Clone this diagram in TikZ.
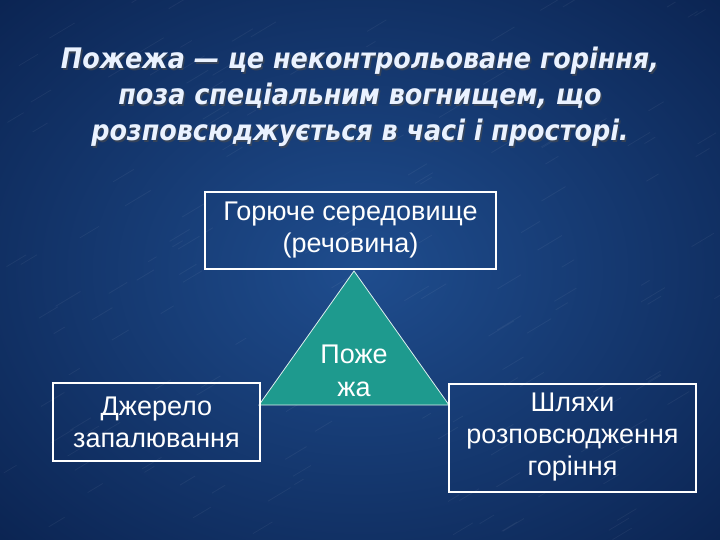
\documentclass[tikz,border=0pt]{standalone}
\usepackage{fontspec}
\setmainfont{Liberation Sans}
\newfontfamily\titlefont{DejaVu Sans Condensed}
\usetikzlibrary{shadings}
\definecolor{bgdark}{HTML}{0B2452}
\definecolor{bgmid}{HTML}{1F4D8E}
\definecolor{teal}{HTML}{1E9A8E}
\definecolor{titlecol}{HTML}{EAF2FF}
\tikzset{
  box/.style={draw=white, line width=2pt, text=white, align=center, font=\fontsize{27}{32}\selectfont, inner sep=0pt},
  ttl/.style={text=titlecol, align=center, font=\titlefont\bfseries\itshape\fontsize{28.3}{36}\selectfont},
  ttlshadow/.style={text=black!70, opacity=0.6, align=center, font=\titlefont\bfseries\itshape\fontsize{28.3}{36}\selectfont},
}
\begin{document}
\begin{tikzpicture}[x=1pt,y=-1pt]
\useasboundingbox (0,0) rectangle (720,540);
\shade[inner color=bgmid, outer color=bgdark] (-150,-120) rectangle (870,660);
% subtle texture
\foreach \i in {1,...,160}{
  \pgfmathsetmacro{\xx}{rnd*720}
  \pgfmathsetmacro{\yy}{rnd*540}
  \pgfmathsetmacro{\ll}{8+rnd*18}
  \draw[white, opacity=0.05, line width=0.8pt] (\xx,\yy) -- ++(\ll,-0.6*\ll);
}
\node[ttlshadow] at (361.5,98.5) {Пожежа — це неконтрольоване горіння,\\поза спеціальним вогнищем, що\\розповсюджується в часі і просторі.};
\node[ttl] (title) at (360,97) {Пожежа — це неконтрольоване горіння,\\поза спеціальним вогнищем, що\\розповсюджується в часі і просторі.};
\node[box, minimum width=291pt, minimum height=77pt] (top) at (350.5,230.5) {Горюче середовище\\(речовина)};
\coordinate (apex) at (354,271);
\coordinate (bl) at (259,405);
\coordinate (br) at (449,405);
\fill[teal] (apex) -- (bl) -- (br) -- cycle;
\draw[white!85!teal, line width=0.8pt] (apex) -- (bl) -- (br) -- cycle;
\node[text=white, align=center, font=\fontsize{27}{33}\selectfont] (fire) at (354,371) {Поже\\жа};
\node[box, minimum width=207pt, minimum height=78pt] (left) at (156.5,422) {Джерело\\запалювання};
\node[box, minimum width=247pt, minimum height=108pt] (right) at (572.5,437.5) {Шляхи\\розповсюдження\\горіння};
\end{tikzpicture}
\end{document}
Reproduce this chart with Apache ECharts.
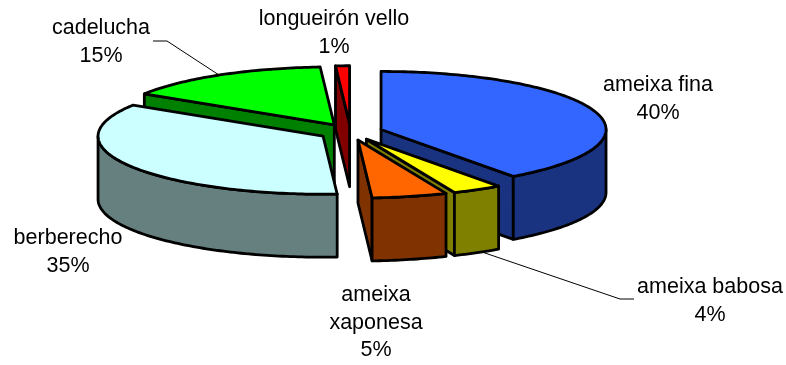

▶ [Job] Count the lines that hold the string "this" and state that number alone.

▶ [Response] 2